Starting strongly and building on it for the entirety of the 100 minute running time, the film delivers a level of tension and dread that is as relentless as the demon that stalks its main protagonist. Although ostensibly set in the present day – evidenced by the early sight of one of Jay’s friends using an e-reader – It Follows feels as though it is based in the 1970s in every other respect. From the classic cars owned by the main characters (there are modern vehicles occasionally visible in the background), to the black and white Sci-Fi B-movies the teenagers watch on old analogue television sets, the film suggests inspiration from Charles Burns’ graphic novel Black Hole – a similar exploration of teenage sex and relationships with more than a little monstrousness thrown in – rather than Halloween, Friday the 13th or any other Hollywood horror flick you’d care to mention. The performances are perfectly pitched too, with Maika Monroe in the lead role and Keir Gilchrist as Jay’s long-term admirer-from-afar Paul particularly good, both eluding to that very private but eminently relatable teenage suffering everyone goes through to some degree.

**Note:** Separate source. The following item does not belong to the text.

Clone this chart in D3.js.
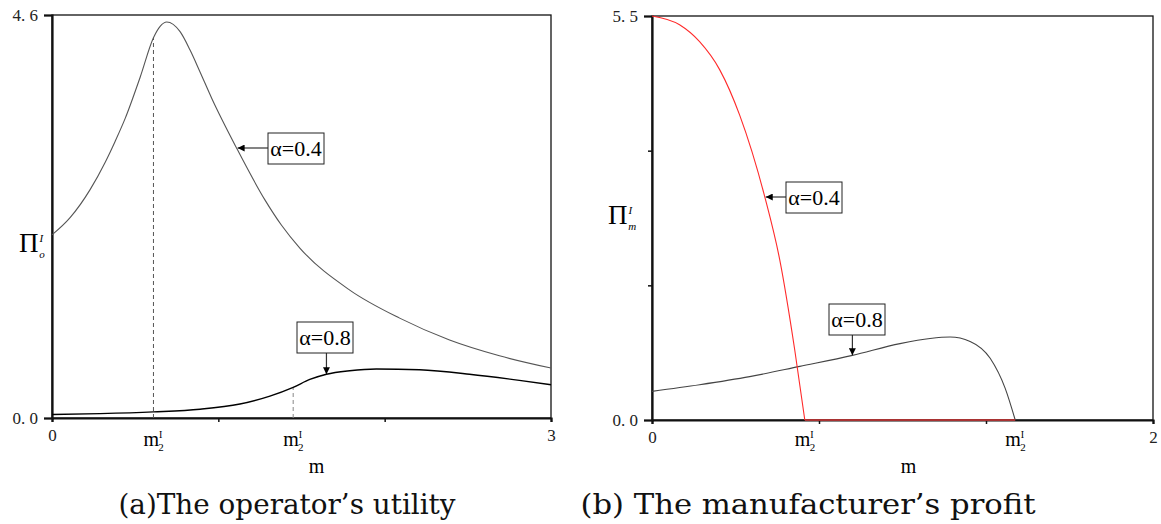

Like the sexual tension and anxiety between the young characters that is present in almost every scene, Rich Vreeland’s (aka Disasterpeace) original score hangs in the air throughout, dictating the mood and, in the same way as the soundtrack for Nicholas Refn’s Drive, does just as good a job of emphasising the suggested era of the film as it does the building of that perennial sense of dread.
Eerie, angsty and frequently terrifying, It Follows looks set to become a contemporary horror classic.